In late June, Queensland teachers received their first offer from the government as part of negotiations for a new agreement. A week earlier, a record-breaking 94 percent of Queensland Teachers’ Union members had voted in favour of industrial action if their key demands – a reduction in workloads, a pay rise to achieve parity with interstate pay rates, provisions to address the gender pay gap and pay rises for heads of department and school administration staff – were not met. The offer doesn’t come close to addressing these four demands satisfactorily and has provoked a significant backlash among rank-and-file teachers.
A Facebook group hostile to the offer attracted more than 2,000 members in less than two weeks. It shows teachers, old and young, at breaking point. For them, the government’s offer is an insult to the hard work teachers put in to educate the next generation. Posts describe in harrowing detail the toll high workloads in particular are taking.
“The other weekend I couldn’t stop crying”, one Brisbane high school teacher describes. “I had been at my desk marking from 4pm Friday and had to keep going until 1am Monday with a few short breaks for food, and I still hadn’t finished what I needed to ... It wasn’t like this when I started teaching a decade ago. I used to have hobbies and time to sleep ... As things got worse over the years I kept thinking surely there has to be a limit to our workload? Surely something has to give?”
One of the few concrete improvements proposed by the department is a small increase in non-contact time for primary school teachers, to be implemented only at the very end of the agreement period. Currently, primary school teachers get only two paid hours a week for marking and lesson preparation, an amount that hasn’t increased in over two decades.

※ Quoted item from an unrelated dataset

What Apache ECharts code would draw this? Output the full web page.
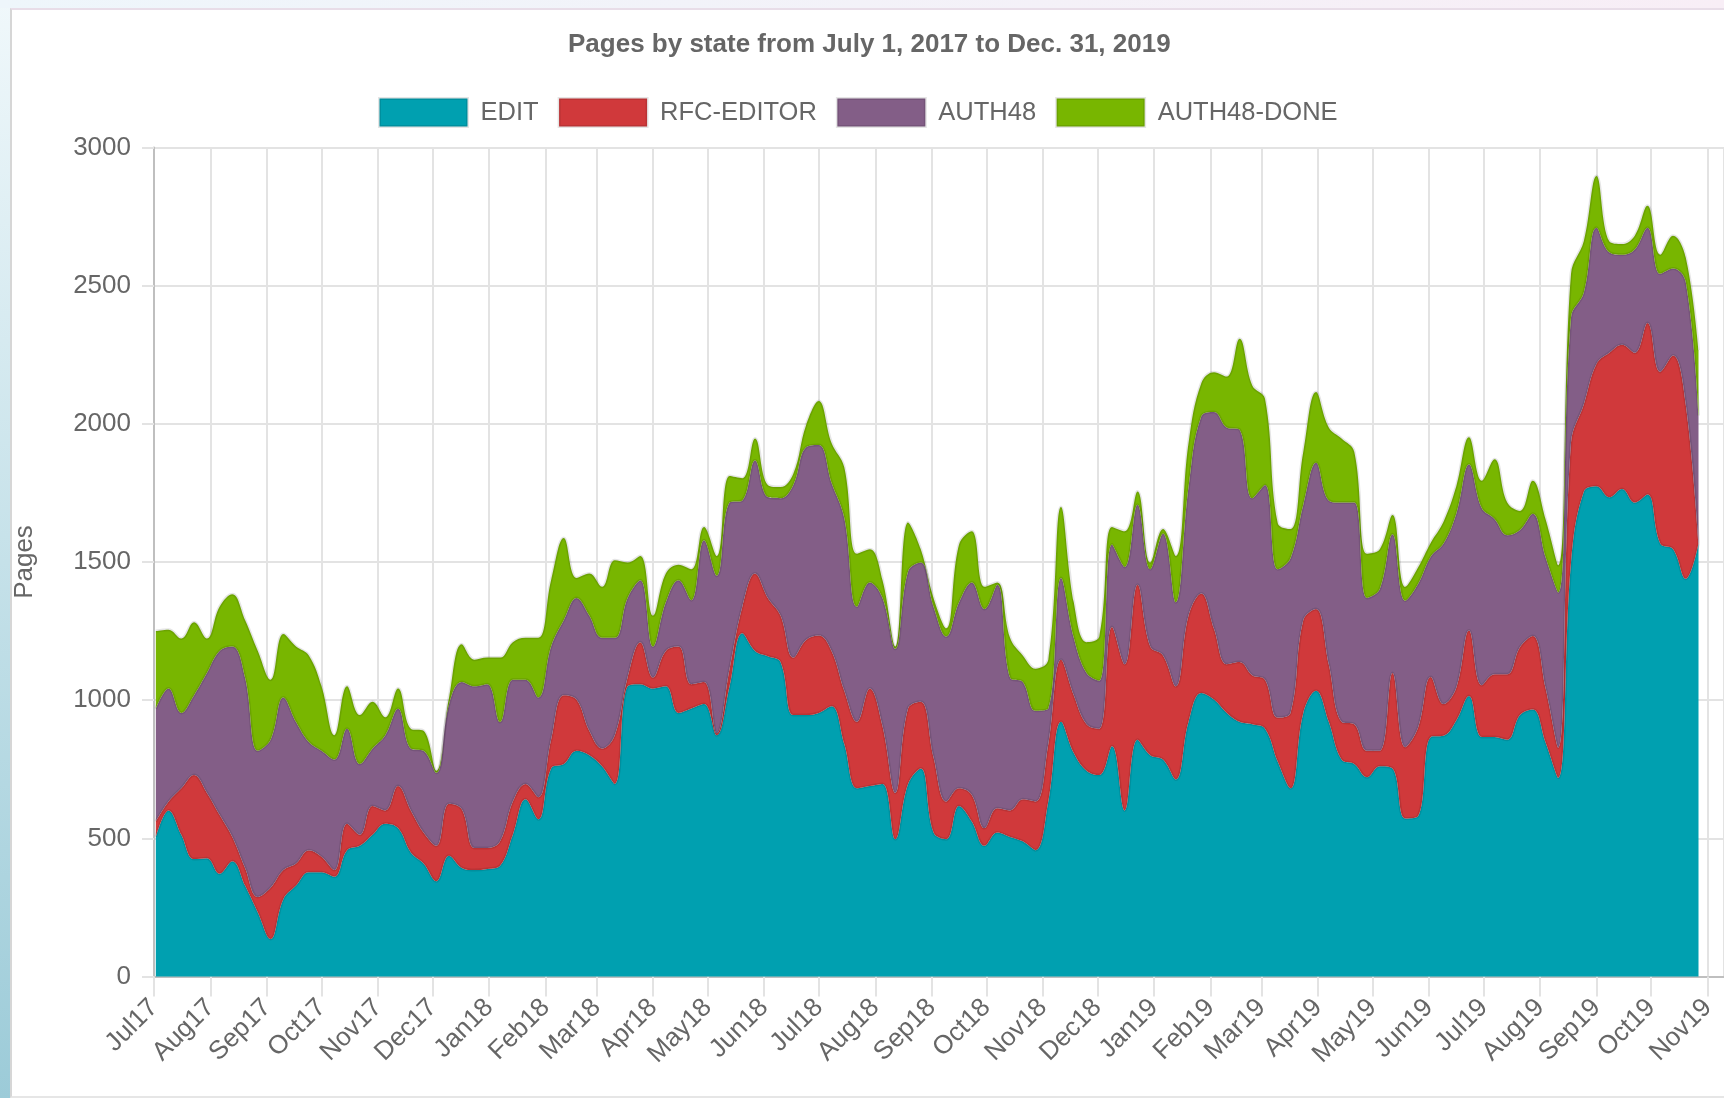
<!DOCTYPE html>
<html>
<head>
<meta charset="utf-8">
<title>Pages by state</title>
<script src="https://cdn.jsdelivr.net/npm/echarts@6/dist/echarts.min.js"></script>
<style>
  html, body { margin: 0; padding: 0; width: 1724px; height: 1098px; overflow: hidden; background: #fff; }
  .strip { position: absolute; left: 0; top: 0; width: 10px; height: 1098px; background: linear-gradient(#f0f8fb, #9ccbd8); }
  .band { position: absolute; left: 0; top: 0; width: 1724px; height: 8px; background: linear-gradient(90deg, #eef6fb, #f8eef6); }
  .frame { position: absolute; left: 10px; top: 8px; width: 1712px; height: 1086px; border-left: 2px solid #d6d6d6; border-top: 2px solid #e8dde8; border-bottom: 2px solid #e6e6e6; background: #fff; }
  #chart { position: absolute; left: 0; top: 0; width: 1724px; height: 1098px; }
</style>
</head>
<body>
<div class="strip"></div>
<div class="band"></div>
<div class="frame"></div>
<div id="chart"></div>
<script>
// weekly snapshots, first one on Sunday July 2, 2017
const firstWeek = [2017, 6, 2];
const seriesNames = ['EDIT', 'RFC-EDITOR', 'AUTH48', 'AUTH48-DONE'];
const colors = ['#00a0b0', '#d0393b', '#835e87', '#78b600'];
const monthNames = ['Jan', 'Feb', 'Mar', 'Apr', 'May', 'Jun', 'Jul', 'Aug', 'Sep', 'Oct', 'Nov', 'Dec'];
const yTicks = [0, 500, 1000, 1500, 2000, 2500, 3000];

const edit = [505, 601, 513, 425, 428, 372, 417, 329, 232, 136, 280, 329, 377, 377, 361, 457, 473, 513, 553, 537,
  449, 409, 345, 437, 393, 385, 389, 401, 513, 641, 569, 753, 769, 817, 801, 761, 697, 1050, 1058, 1042,
  1050, 954, 970, 986, 873, 1050, 1242, 1178, 1159, 1138, 946, 946, 954, 978, 841, 681, 689, 697, 497, 697,
  753, 521, 497, 617, 561, 473, 521, 505, 489, 457, 633, 922, 809, 745, 729, 833, 601, 857, 801, 785,
  713, 922, 1026, 1002, 954, 922, 913, 897, 777, 681, 954, 1034, 922, 785, 769, 721, 761, 753, 572, 580,
  867, 871, 926, 1015, 867, 867, 857, 946, 966, 848, 719, 1498, 1754, 1774, 1734, 1764, 1715, 1744, 1567, 1547,
  1439, 1567];

const rfcEditor = [56, 32, 168, 304, 237, 213, 88, 64, 56, 185, 105, 80, 80, 56, 24, 96, 40, 104, 48, 152,
  152, 112, 128, 188, 212, 80, 76, 88, 120, 56, 80, 104, 249, 185, 88, 64, 176, 32, 152, 40,
  128, 240, 88, 80, 7, 64, 96, 280, 211, 168, 208, 272, 280, 200, 193, 241, 353, 209, 168, 273,
  241, 272, 136, 64, 96, 64, 88, 96, 152, 176, 208, 224, 209, 168, 168, 432, 529, 561, 393, 377,
  337, 384, 360, 256, 176, 216, 177, 177, 160, 273, 336, 296, 208, 137, 144, 96, 56, 345, 258, 320,
  217, 115, 119, 237, 187, 227, 237, 246, 266, 197, 109, 434, 316, 443, 523, 522, 542, 621, 621, 700,
  631, 0];

const auth48 = [408, 409, 273, 289, 433, 593, 689, 689, 529, 536, 625, 512, 392, 384, 400, 344, 256, 208, 272, 280,
  224, 296, 264, 361, 461, 585, 593, 432, 441, 377, 361, 337, 272, 368, 417, 401, 353, 288, 224, 112,
  176, 240, 304, 513, 570, 601, 385, 409, 365, 425, 625, 697, 689, 609, 625, 416, 384, 464, 521, 496,
  504, 545, 597, 673, 769, 793, 809, 481, 425, 329, 129, 296, 208, 185, 173, 298, 352, 289, 280, 441,
  304, 465, 641, 785, 857, 841, 641, 705, 537, 560, 417, 529, 593, 793, 802, 553, 585, 502, 530, 520,
  436, 581, 630, 601, 641, 562, 503, 424, 443, 473, 562, 453, 404, 493, 364, 326, 374, 345, 355, 315,
  443, 463];

const auth48Done = [281, 213, 269, 264, 125, 160, 189, 208, 361, 217, 229, 273, 313, 233, 88, 153, 177, 169, 65, 73,
  72, 72, 8, 24, 136, 96, 96, 233, 136, 152, 216, 240, 297, 72, 152, 184, 280, 128, 88, 112,
  104, 56, 112, 48, 72, 96, 80, 80, 44, 40, 40, 80, 160, 144, 184, 192, 120, 64, 8, 177,
  48, 32, 30, 209, 185, 80, 8, 144, 96, 152, 176, 257, 128, 112, 160, 64, 129, 48, 24, 16,
  168, 160, 120, 144, 184, 329, 408, 312, 166, 105, 192, 256, 264, 232, 184, 160, 144, 70, 50, 60,
  50, 79, 99, 98, 99, 216, 118, 69, 119, 138, 98, 158, 187, 187, 40, 39, 50, 79, 69, 119,
  89, 237];

const weeks = edit.map((_, i) => new Date(firstWeek[0], firstWeek[1], firstWeek[2] + 7 * i));
const allValues = [edit, rfcEditor, auth48, auth48Done];

const font = '"Liberation Sans", Arial, Helvetica, sans-serif';
const chart = echarts.init(document.getElementById('chart'));

const option = {
  animation: false,
  textStyle: { fontFamily: font },
  title: {
    text: 'Pages by state from July 1, 2017 to Dec. 31, 2019',
    left: 563,
    top: 27,
    textStyle: { fontFamily: font, fontSize: 26, fontWeight: 'bold', color: '#666' }
  },
  legend: {
    data: seriesNames,
    top: 92,
    left: 373,
    icon: 'rect',
    itemWidth: 88,
    itemHeight: 28,
    itemGap: 19,
    itemStyle: { borderColor: 'rgba(0,0,0,0.1)', borderWidth: 3 },
    textStyle: { fontFamily: font, fontSize: 25.5, color: '#666', padding: [0, 0, 0, 8] }
  },
  grid: { left: 154, right: 0, top: 147.5, bottom: 121.5 },
  xAxis: {
    type: 'time',
    min: new Date(2017, 6, 1),
    max: new Date(2019, 10, 10),
    splitNumber: 28,
    minInterval: 28 * 864e5,
    maxInterval: 31 * 864e5,
    axisLine: { lineStyle: { color: '#bfbfbf', width: 2 } },
    axisTick: { show: true, length: 20, lineStyle: { color: '#e3e3e3', width: 2 } },
    splitLine: { show: true, lineStyle: { color: '#e3e3e3', width: 2 } },
    axisLabel: {
      rotate: 45,
      margin: 27,
      fontSize: 26,
      color: '#666',
      fontFamily: font,
      formatter: function (value) {
        const d = new Date(value);
        if (d.getDate() !== 1 || d.getHours() !== 0) return '';
        return monthNames[d.getMonth()] + String(d.getFullYear()).slice(2);
      }
    }
  },
  yAxis: {
    type: 'value',
    min: yTicks[0],
    max: yTicks[yTicks.length - 1],
    interval: 500,
    name: 'Pages',
    nameLocation: 'middle',
    nameGap: 116,
    nameTextStyle: { fontFamily: font, fontSize: 26, color: '#666' },
    axisLine: { show: true, lineStyle: { color: '#bfbfbf', width: 2 } },
    axisTick: { show: true, length: 12, lineStyle: { color: '#e3e3e3', width: 2 } },
    splitLine: { lineStyle: { color: '#e3e3e3', width: 2 } },
    axisLabel: { fontSize: 26, color: '#666', margin: 23, fontFamily: font, formatter: (v) => String(v) }
  },
  series: seriesNames.map((name, s) => ({
    name: name,
    type: 'line',
    stack: 'pages',
    smooth: 0.4,
    showSymbol: false,
    symbol: 'none',
    color: colors[s],
    itemStyle: { color: colors[s] },
    lineStyle: { color: 'rgba(0,0,0,0.1)', width: 3 },
    areaStyle: { color: colors[s], opacity: 1 },
    data: weeks.map((d, i) => [d, allValues[s][i]])
  }))
};

chart.setOption(option);
</script>
</body>
</html>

One primary school teacher wrote, “I’m concerned about the offer of only 30 extra minutes non-contact time for primary teachers, and even that doesn’t start until 2022!! Why??!! ... start the 30 minutes extra now, and reduce the assessments required so we can plan great lessons and actually teach again”.
The pay offer from the government remains at 2.5 percent for classroom teachers, with a one-off $1,250 payment that will not count towards superannuation or future pay increases. This is a long way from the 4.5 percent needed to achieve parity with teachers in other states.
Teachers are quick to point out that while the education minister claims she “rewards the work that teachers do every day”, quite often it’s teachers who are expected to pay for classroom resources. “Who pays for the resources to craft with, cook with, complete science experiments with?” asks one on the page. “We do! My hard-earned wage pays for these things. … Our kind hearted, dedicated role as teachers is the very reason we often say ‘yes’ to benefiting ‘our kids’ but to the detriment of our own financial status and health. And yet we are still fighting for fair remuneration for our job ... which as we know is not ‘just teaching’.”
While thousands are angry that the offer fails to address the four key demands teachers voted to prioritise, the leadership of the union has entered into an in-principle agreement with the government and is recommending members vote to accept the offer.
This has sparked outrage from members. “Such a disappointment!” wrote one teacher. “I’m a big advocate for union membership, but this time you’ve missed the mark.” Another described it as a “joke”, arguing, “Which of the four key points have been addressed? Certainly not workload or wage increase. 2.5 percent a long way off.”
A similar offer was turned down by Queensland teachers during the last round of enterprise bargaining in 2016. This prompted the government to improve the offer, even without the threat of industrial action. This time around, and in the context of a state-wide teacher shortage, teachers are in a position of even greater strength. It would be a wasted opportunity not to push for more.
As one teacher put it, “It’s a fact that 50 percent of teachers are leaving the profession in the first five years. My question is how will this [offer] change this very scary statistic? …A one-off payment (heavily taxed), a 2.5 percent pay rise each year (far less than we asked for), and some extra non-contact time in two or three years. My concern in accepting this ... is that the statistic will remain the same or worsen before the next [negotiations]”.
Dissenting teachers are vowing to campaign strongly for a “no” vote when the offer is put to teachers in the next few weeks.